1 Ju 3,22-4,6; Sal 2; Mt 4,12-17.23-25

¿Cómo es posible que Dios permanezca en mi y yo en él? ¿Cabe Dios en mí? Somos capaces de Dios. Y lo somos por el Espíritu que nos da. No es nuestro propio grandor el que hace que Dios quepa en mí, sino que es el Espíritu suyo, cuando está en mí, quien deja hueco para él en mí. Me agranda de manera exorbitada de modo que viene a mí, pues cabe en mí. ¿Cuál es ese Espíritu?, ¿uno cualquiera? El que confiesa que Jesucristo venido en carne es de Dios. Todo aquel que no hace esa confesión, no es de Dios, es del Anticristo. Pero nosotros somos de Dios, por lo que hemos vencido al mundo que quería hacerse con nosotros, para que habláramos como él, de modo que el mundo nos escuchara. Mas nuestro lenguaje es otro: escuchamos a quienes nos hablan del enviado a nosotros. Sí, bien, pero ¿cómo será posible que el Dios inalcanzable quepa en mí, un ser tan mínimo?, ¿de qué modo su Espíritu vendrá a vivir en mí para hacerse sitio en la profundidad de lo que soy? Misterio de la encarnación. El Hijo se hace hijo en el vientre de María, quien da a luz un mamoncete a quien reconocen, a más de María y José, angelillos, pastores y magos. Apenas si nadie. El Señor verá la humildad de su esclava, canta María. Y en esa humildad se hizo presencia la carne de Dios. Estamos ahí, junto al pesebre, el burro que ni siquiera da calor como el buey, sino que está allá dando, de pronto, enormes y servidos rebuznos, cuando no echamos las patas a cocear el aire. Mas estando ahí, en pura contemplación, la luz brilla sobre lo que somos, de modo que la gloria de Dios, en sus espesuras, se hace con nosotros para venir a morar en nosotros. Quien recibe al Hijo, es visitado por el Padre con el envío del Espíritu Santo. Por eso, nosotros, pueblo que habitábamos en tinieblas, hemos visto una gran luz.

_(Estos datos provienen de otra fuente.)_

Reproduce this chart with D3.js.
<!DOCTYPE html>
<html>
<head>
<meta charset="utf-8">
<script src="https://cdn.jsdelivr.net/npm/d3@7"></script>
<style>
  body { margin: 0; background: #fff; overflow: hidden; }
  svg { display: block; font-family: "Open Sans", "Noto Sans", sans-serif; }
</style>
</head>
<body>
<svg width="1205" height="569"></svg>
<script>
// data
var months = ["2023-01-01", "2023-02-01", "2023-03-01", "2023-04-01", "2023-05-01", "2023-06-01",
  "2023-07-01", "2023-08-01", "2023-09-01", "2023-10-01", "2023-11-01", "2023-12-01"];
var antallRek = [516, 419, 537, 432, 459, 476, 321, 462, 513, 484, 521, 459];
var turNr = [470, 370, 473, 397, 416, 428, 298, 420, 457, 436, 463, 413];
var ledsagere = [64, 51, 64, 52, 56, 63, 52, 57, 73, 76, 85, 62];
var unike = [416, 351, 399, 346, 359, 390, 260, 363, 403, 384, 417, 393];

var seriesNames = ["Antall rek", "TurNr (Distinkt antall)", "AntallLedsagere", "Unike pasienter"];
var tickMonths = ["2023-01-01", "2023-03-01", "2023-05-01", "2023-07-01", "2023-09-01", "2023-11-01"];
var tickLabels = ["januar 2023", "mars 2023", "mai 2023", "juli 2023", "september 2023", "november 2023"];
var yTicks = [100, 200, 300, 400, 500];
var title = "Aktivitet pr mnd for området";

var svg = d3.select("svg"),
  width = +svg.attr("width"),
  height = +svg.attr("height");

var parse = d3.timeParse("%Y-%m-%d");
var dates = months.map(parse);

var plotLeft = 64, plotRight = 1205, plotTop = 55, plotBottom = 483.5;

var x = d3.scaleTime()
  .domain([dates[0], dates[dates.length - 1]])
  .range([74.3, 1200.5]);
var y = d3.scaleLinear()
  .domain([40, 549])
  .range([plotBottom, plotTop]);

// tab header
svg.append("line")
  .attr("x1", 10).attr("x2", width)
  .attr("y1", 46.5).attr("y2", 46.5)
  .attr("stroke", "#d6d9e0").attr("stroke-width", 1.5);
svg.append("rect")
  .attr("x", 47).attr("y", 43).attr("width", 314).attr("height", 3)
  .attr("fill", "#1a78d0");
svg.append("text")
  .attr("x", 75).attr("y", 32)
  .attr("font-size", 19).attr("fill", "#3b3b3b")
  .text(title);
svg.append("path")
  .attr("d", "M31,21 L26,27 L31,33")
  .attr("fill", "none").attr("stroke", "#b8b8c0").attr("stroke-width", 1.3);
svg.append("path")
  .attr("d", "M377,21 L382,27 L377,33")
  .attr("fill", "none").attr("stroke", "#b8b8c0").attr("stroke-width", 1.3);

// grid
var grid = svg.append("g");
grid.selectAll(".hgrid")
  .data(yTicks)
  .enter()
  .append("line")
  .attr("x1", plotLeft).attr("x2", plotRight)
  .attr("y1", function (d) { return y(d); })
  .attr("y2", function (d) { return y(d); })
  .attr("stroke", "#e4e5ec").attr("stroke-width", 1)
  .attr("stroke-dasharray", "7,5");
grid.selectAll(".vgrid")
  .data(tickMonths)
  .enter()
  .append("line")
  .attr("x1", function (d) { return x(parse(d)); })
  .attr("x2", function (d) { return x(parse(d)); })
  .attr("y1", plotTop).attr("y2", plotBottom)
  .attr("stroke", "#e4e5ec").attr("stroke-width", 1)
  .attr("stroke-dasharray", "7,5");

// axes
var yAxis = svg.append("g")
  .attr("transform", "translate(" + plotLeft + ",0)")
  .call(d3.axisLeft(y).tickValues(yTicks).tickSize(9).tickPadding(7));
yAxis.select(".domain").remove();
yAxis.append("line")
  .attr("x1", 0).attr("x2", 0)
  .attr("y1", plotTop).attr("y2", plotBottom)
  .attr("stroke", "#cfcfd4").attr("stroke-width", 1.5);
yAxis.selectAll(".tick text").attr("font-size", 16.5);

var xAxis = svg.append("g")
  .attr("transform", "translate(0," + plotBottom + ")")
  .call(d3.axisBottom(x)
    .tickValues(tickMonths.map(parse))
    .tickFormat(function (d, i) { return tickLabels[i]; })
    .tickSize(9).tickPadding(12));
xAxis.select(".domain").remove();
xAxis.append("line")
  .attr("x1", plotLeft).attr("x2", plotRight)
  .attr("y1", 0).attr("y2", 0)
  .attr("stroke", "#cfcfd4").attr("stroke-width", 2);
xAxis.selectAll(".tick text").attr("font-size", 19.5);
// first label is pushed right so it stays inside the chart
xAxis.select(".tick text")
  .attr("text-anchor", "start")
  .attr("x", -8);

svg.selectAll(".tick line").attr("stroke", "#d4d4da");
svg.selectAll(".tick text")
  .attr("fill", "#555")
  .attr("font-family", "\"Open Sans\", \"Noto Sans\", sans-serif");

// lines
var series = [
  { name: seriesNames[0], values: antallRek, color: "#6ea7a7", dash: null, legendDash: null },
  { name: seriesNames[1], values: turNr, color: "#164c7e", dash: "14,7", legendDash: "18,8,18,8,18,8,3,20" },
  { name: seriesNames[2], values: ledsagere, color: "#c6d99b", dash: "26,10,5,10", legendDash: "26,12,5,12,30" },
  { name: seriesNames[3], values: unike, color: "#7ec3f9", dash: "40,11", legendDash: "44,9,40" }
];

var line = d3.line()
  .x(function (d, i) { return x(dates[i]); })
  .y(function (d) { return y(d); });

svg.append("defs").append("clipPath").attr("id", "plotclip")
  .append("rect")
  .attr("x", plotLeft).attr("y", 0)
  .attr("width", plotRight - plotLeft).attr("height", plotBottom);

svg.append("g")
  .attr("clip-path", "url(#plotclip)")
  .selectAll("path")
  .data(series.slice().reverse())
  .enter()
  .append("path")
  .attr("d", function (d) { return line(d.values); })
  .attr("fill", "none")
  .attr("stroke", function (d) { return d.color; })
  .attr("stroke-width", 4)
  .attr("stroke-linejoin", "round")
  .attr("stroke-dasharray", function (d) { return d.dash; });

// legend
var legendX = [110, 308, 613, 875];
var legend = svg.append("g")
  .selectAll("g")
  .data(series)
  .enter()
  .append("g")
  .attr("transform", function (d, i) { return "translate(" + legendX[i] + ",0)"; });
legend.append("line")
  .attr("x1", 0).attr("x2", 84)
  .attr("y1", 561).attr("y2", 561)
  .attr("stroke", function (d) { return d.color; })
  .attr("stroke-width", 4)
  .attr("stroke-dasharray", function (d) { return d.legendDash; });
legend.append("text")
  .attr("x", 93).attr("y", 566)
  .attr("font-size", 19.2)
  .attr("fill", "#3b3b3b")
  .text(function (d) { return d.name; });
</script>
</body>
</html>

Luz de Dios en la carne de Dios.

Con las ofrendas eucarísticas se ha realizado en nosotros un admirable intercambio, pues, como dice la oración sobre ellas, en cantinela maravillada que repetimos en numerosas ocasiones, al ofrecer al Padre los dones que él nos dio, esperamos merecerle a él mismo como premio. ¡Menudo premio! Porque la eucaristía, así, es el centro mismo de nuestro ser. En ella recibimos toda luz. En ella el Espíritu de Dios toma posesión de nosotros como su morada en donde habitar para siempre.

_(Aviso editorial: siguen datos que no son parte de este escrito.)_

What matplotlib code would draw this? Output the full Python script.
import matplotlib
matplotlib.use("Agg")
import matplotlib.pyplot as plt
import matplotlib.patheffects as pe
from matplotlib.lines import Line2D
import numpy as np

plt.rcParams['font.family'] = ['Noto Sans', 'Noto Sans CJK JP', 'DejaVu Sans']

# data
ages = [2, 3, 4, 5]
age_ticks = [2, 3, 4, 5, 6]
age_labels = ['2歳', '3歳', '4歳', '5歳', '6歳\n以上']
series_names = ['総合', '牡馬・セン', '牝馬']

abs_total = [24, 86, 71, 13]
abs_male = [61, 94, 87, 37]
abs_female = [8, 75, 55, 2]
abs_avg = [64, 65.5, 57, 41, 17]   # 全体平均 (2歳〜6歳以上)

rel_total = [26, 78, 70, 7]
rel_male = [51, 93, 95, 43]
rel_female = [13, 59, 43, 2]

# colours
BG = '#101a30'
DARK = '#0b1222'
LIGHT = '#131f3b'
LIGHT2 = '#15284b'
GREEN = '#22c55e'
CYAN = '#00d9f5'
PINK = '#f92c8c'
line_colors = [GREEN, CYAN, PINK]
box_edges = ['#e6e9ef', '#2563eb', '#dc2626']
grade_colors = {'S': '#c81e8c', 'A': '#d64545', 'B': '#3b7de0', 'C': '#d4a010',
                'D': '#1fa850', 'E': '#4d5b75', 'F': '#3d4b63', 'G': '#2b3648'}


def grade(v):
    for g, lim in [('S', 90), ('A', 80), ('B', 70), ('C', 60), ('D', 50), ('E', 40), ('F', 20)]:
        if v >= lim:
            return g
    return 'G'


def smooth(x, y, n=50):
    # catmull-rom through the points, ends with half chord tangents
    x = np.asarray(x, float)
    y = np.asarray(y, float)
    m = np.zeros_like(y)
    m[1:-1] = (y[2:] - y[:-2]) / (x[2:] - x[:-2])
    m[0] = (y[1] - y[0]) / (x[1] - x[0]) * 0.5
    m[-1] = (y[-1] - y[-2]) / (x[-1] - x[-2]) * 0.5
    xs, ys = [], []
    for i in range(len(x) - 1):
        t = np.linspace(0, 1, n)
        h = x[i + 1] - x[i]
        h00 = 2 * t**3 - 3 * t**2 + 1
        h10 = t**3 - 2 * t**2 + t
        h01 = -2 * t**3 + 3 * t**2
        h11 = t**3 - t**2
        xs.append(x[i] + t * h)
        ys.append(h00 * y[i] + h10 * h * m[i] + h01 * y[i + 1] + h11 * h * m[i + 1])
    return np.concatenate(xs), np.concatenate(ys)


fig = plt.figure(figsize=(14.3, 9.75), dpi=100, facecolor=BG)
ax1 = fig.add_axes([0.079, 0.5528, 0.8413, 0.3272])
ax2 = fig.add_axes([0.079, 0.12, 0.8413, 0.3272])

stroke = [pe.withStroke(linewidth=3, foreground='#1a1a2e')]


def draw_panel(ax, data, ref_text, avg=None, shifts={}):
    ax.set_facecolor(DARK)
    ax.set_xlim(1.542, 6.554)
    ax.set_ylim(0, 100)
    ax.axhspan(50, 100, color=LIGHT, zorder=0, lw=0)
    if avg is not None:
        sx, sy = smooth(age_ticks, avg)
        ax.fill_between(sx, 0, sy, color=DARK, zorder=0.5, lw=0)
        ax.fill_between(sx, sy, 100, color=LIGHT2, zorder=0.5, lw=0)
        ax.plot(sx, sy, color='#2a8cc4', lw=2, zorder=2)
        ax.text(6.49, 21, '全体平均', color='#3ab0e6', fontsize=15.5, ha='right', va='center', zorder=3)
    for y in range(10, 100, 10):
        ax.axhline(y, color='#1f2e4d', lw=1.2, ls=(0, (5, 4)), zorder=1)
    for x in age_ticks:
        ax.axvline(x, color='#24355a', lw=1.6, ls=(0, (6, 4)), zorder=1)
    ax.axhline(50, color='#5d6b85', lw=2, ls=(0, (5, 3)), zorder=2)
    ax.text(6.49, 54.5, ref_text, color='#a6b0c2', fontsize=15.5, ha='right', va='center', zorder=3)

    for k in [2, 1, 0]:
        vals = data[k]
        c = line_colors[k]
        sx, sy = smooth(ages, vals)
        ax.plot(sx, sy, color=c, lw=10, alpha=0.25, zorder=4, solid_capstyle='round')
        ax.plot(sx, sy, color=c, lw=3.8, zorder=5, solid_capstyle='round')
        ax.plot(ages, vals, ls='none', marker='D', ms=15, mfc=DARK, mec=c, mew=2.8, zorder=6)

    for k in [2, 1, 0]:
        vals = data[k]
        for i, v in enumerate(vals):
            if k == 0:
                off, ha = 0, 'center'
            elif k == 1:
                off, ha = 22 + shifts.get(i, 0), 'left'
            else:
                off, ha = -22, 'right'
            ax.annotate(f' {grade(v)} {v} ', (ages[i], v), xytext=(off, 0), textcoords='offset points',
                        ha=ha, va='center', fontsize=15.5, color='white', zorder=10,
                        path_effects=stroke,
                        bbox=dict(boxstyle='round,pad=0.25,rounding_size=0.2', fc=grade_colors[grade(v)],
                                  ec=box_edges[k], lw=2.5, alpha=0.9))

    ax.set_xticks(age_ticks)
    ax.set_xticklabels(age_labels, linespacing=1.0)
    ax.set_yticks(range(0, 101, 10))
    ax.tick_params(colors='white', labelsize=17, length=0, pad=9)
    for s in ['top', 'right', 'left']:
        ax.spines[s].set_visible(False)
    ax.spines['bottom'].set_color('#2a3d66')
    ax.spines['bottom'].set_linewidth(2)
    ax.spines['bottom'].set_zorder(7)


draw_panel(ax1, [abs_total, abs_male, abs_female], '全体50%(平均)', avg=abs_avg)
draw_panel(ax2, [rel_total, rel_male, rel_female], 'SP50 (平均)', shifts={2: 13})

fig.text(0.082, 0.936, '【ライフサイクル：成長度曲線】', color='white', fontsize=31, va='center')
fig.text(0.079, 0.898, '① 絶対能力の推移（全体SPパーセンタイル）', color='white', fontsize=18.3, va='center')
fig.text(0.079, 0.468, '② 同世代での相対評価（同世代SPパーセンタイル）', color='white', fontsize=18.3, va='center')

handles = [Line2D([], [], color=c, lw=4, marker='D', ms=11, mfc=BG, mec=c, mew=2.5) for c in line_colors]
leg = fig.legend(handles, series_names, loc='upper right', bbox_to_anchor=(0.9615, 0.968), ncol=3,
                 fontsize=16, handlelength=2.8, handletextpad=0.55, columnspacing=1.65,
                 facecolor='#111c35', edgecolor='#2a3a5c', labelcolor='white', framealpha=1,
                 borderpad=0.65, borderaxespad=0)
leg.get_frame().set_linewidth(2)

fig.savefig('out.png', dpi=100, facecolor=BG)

Sí, bien, pero ¿cómo lo lograremos? Escuchando desde el comienzo la predicación de Jesús. Convertíos, porque está cerca el reino de los cielos. Convirtiéndonos a él desde ahora mismo, cuando hemos venido con los pastores y los magos a adorar al niño. Convirtiendo nuestra vida, vertiéndola a su seguimiento, a hacer como él, a dejarnos ser en la plenitud de lo que es nuestra propia naturaleza que teníamos casi perdida, postrados en las tinieblas del mundo, y ahora reencontramos por la gracia siguiéndole y siendo como él, sirviendo al Señor con temor, dichoso temor que nada tiene de desasosiego, y rindiéndole homenaje temblando, como dice el salmo. ¿Qué?, ¿en el puro retemblar del miedo? Nada de eso, en el temblor palpitante de quien se acerca a Jesucristo, sabiendo que en él, con él y por él, puede ver a Dios para gozar con él.